Sur le banc des accusés : le réchauffement climatique, à l’origine d’une hausse des températures favorisant l’évaporation de l’eau et la multiplication des incendies ravageurs, mais aussi et surtout l’activité humaine – et notamment l’agriculture intensive.

Malgré son climat ultrasec, la province d’Almeria s’est transformée au fil des ans en “potager de l’Europe”, en développant d’immenses cultures sous serres : une zone connue comme la “mer de plastique”, d’où sortent hiver comme été des milliers de tonnes de tomates, poivrons et concombres.

Or, ces 40.000 hectares, irrigués grâce à une nappe phréatique plurimillénaire, aggravent le problème “en épuisant les aquifères”, explique Gabriel del Barrio.  

Situation complexe

Quoi qu’extrême, ce cas de figure n’est pas une exception en Espagne. Selon la convention des Nations unies sur la lutte contre la désertification, 75% du territoire espagnol est aujourd’hui soumis à un climat pouvant mener à la désertification.
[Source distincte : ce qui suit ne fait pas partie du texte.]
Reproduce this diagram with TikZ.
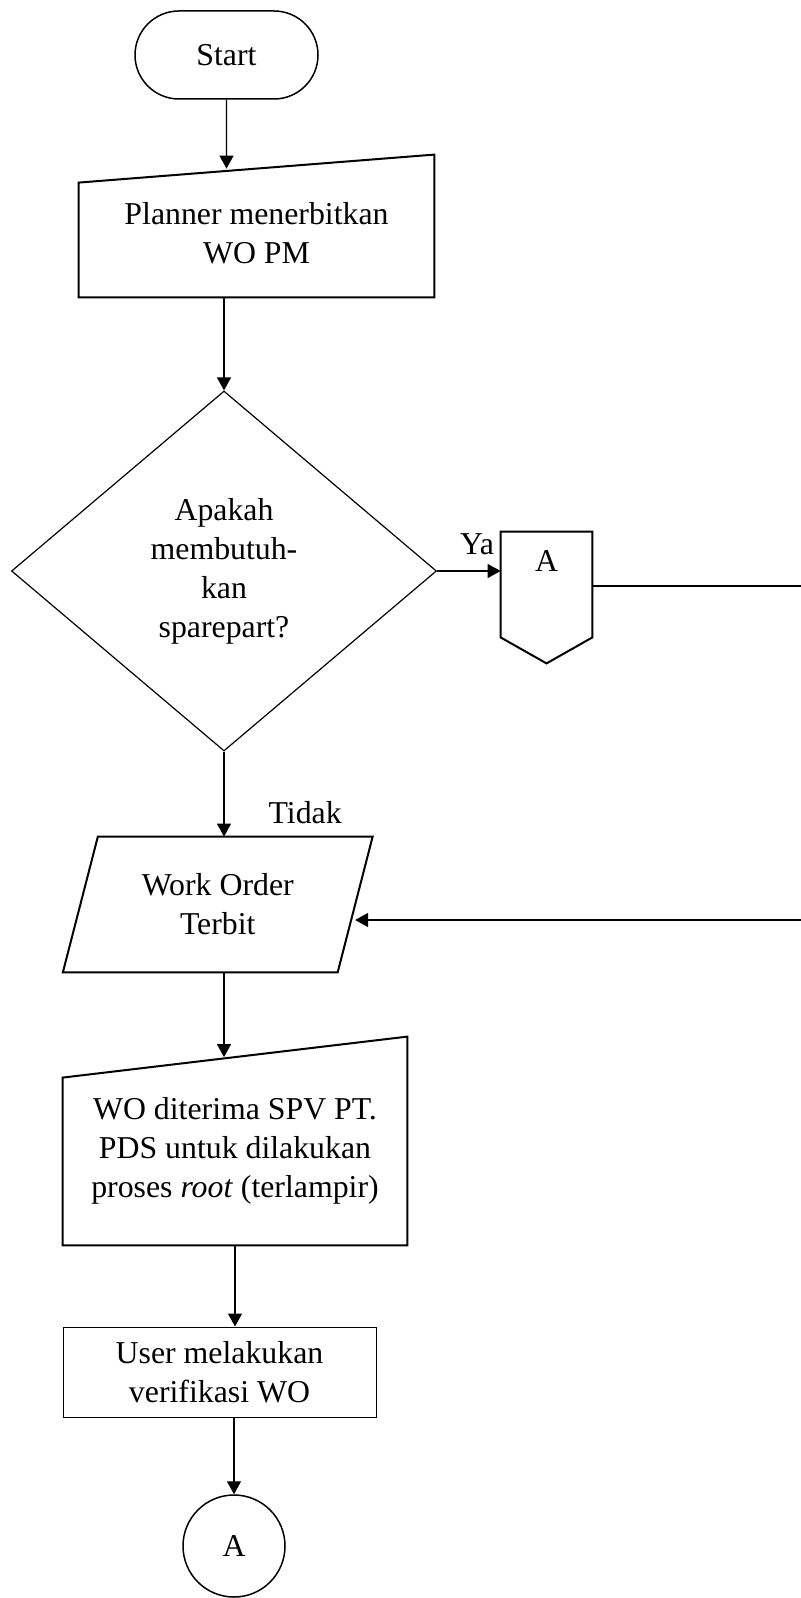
\documentclass[tikz,border=0pt]{standalone}
\usepackage{fontspec}
\setmainfont{Liberation Serif}
\usetikzlibrary{shapes.geometric, shapes.misc, arrows.meta, positioning}

\tikzset{
  flow/.style={font=\fontsize{15.9}{19.5}\selectfont, align=center, inner sep=0pt},
  box/.style={draw, line width=1pt},
  line/.style={line width=0.65pt},
  arrow/.style={line, -{Triangle[length=6.5pt, width=7pt]}}
}

\begin{document}
\begin{tikzpicture}[x=0.5pt, y=-0.5pt]
  \useasboundingbox (0,0) rectangle (800,1598);
  \node [flow, draw, line width=0.75pt, rounded rectangle, minimum width=91.5pt, minimum height=44pt] (start) at (226.5,55) {Start};
  \node [flow, minimum width=177.5pt, minimum height=64pt] (plan) at (256.5,233) {Planner menerbitkan\\WO PM};
  \draw [box] (plan.south west) -- (plan.south east) -- ([yshift=7pt]plan.north east) -- ([yshift=-7pt]plan.north west) -- cycle;
  \node [flow, draw, line width=0.6pt, diamond, minimum width=212.5pt, minimum height=180pt] (dec) at (224,571) {Apakah\\membutuh-\\kan\\sparepart?};
  \node [flow, minimum width=45.5pt, minimum height=29pt] (offA) at (546.5,561) {A};
  \draw [box] (offA.north west) -- (offA.north east) -- ([yshift=-23.5pt]offA.south east) -- ([yshift=-36.5pt]offA.south) -- ([yshift=-23.5pt]offA.south west) -- cycle;
  \node [flow, minimum width=137pt, minimum height=67.5pt] (wo) at (217.75,904.5) {Work Order\\Terbit};
  \draw [box] ([xshift=8.75pt]wo.north west) -- ([xshift=8.75pt]wo.north east) -- ([xshift=-8.75pt]wo.south east) -- ([xshift=-8.75pt]wo.south west) -- cycle;
  \node [flow, minimum width=172pt, minimum height=93.75pt] (recv) at (235,1151.25) {WO diterima SPV PT.\\PDS untuk dilakukan\\proses \textit{root} (terlampir)};
  \draw [box] (recv.south west) -- (recv.south east) -- ([yshift=10.25pt]recv.north east) -- ([yshift=-10.25pt]recv.north west) -- cycle;
  \node [flow, draw, line width=0.5pt, minimum width=156.5pt, minimum height=45pt] (user) at (219.5,1372) {User melakukan\\verifikasi WO};
  \node [flow, draw, line width=0.75pt, circle, minimum size=51pt] (endA) at (234,1546) {A};

  \coordinate (outA) at (810,586);
  \coordinate (inWO) at (810,920);

  \draw [arrow] (start) -- (start |- plan.north);
  \draw [arrow] (dec.north |- plan.south) -- (dec.north);
  \draw [arrow] (dec.east) -- node [flow, above=8pt, pos=0.63] {Ya} (offA.west |- dec.east);
  \draw [line] (offA.east |- outA) -- (outA);
  \draw [arrow] (dec.south) -- (dec.south |- wo.north) node [flow, above right=6pt and 22pt] {Tidak};
  \draw [arrow] (inWO) -- (inWO -| wo.east);
  \draw [arrow] (dec.south |- wo.south) -- (dec.south |- recv.north);
  \draw [arrow] (recv.south) -- (recv.south |- user.north);
  \draw [arrow] (endA.north |- user.south) -- (endA);
\end{tikzpicture}
\end{document}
Ce qui en fait le pays d’Europe le plus touché par ce problème.

“Cela nous place dans une situation complexe, où la combinaison de températures extrêmes, de sécheresses et d’autres facteurs aggrave le risque d’érosion, de perte de qualité des sols”, a mis en garde récemment la ministre de la Transition écologique, Teresa Ribera.

Selon le Conseil supérieur de la recherche scientifique espagnol (CSIC), dont dépend l’Eeza, la dégradation active des terres a triplé au cours des dix dernières années. Un phénomène d’autant plus problématique qu’il est souvent “irréversible à l’échelle humaine”, insiste cet organisme.
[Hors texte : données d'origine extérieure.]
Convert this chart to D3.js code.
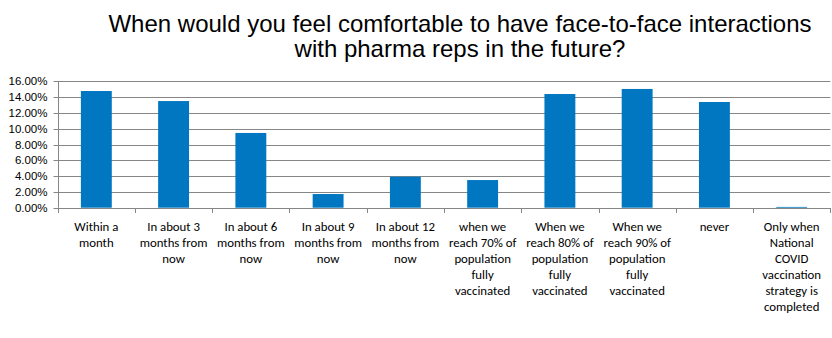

Incapacité des sols à retenir l’eau et les matières organiques, à supporter les cultures et le bétail… Pour l’Espagne, qui a fait de l’agriculture un pilier économique, avec près de 60 milliards d’euros d’exportations par an, cette situation a de quoi inquiéter.

“L’érosion des sols est aujourd’hui le principal problème de la plupart des agriculteurs en Espagne”, estime ainsi l’Union des petits agriculteurs (UPA), qui évoque une situation “grave” pouvant avoir un “coût économique” important.  

Travail de longue haleine

En Andalousie, cette situation a convaincu certains de se retrousser les manches. “Il faut agir à notre niveau quand c’est possible” et ne pas “céder à la fatalité”, exhorte Juan Antonio Merlos, propriétaire d’une ferme d’amandiers de 100 hectares sur les hauteurs de Velez-Blanco, au nord d’Almeria.

Avec une poignée d’agriculteurs réunis au sein de l’association AlVelAl, ce quadragénaire a mis en place de nouvelles pratiques, dites “régénératrices”, en reprenant voilà trois ans la ferme de ses parents, aujourd’hui convertie à l’agriculture biologique. En espérant “freiner l’érosion” en cours dans la région.

Parmi ces pratiques : l’utilisation de fumier à la place des engrais chimiques, l’abandon des pesticides “qui tuent les insectes”, un recours limité au labour “qui abîme les sols” et l’utilisation d’un couvert végétal fait de céréales et de légumineuses pour conserver l’humidité quand tombent les rares pluies.

“C’est un travail de longue haleine”, basé sur des techniques “connues de longue date”, détaille Juan Antonio Merlos, en examinant des brins d’orge plantés au pied de ses amandiers.

Ce qui ne l’empêche pas d’être optimiste. “En théorie, il faut sept ans pour voir les résultats de l’agriculture régénératrice. Mais je commence déjà à noter un changement dans le comportement de la terre et des insectes”, assure-t-il.

Au-delà de ces nouvelles pratiques, les associations écologistes plaident, de leur côté, pour un changement de modèle, avec une réduction des surfaces irriguées et le recours à des cultures moins gourmandes en eau. “Il faut adapter nos demandes aux ressources réellement disponibles”, insiste le Fonds mondial pour la Nature (WWF).

Une analyse partagée, avec une nuance, par Gabriel del Barrio. “Il faut trouver un équilibre” pour satisfaire les besoins alimentaires sans mettre les sols en péril, estime le chercheur. Qui appelle à “gérer les sols de la façon la plus durable possible”, pour éviter d’avoir des terres “sans vie”.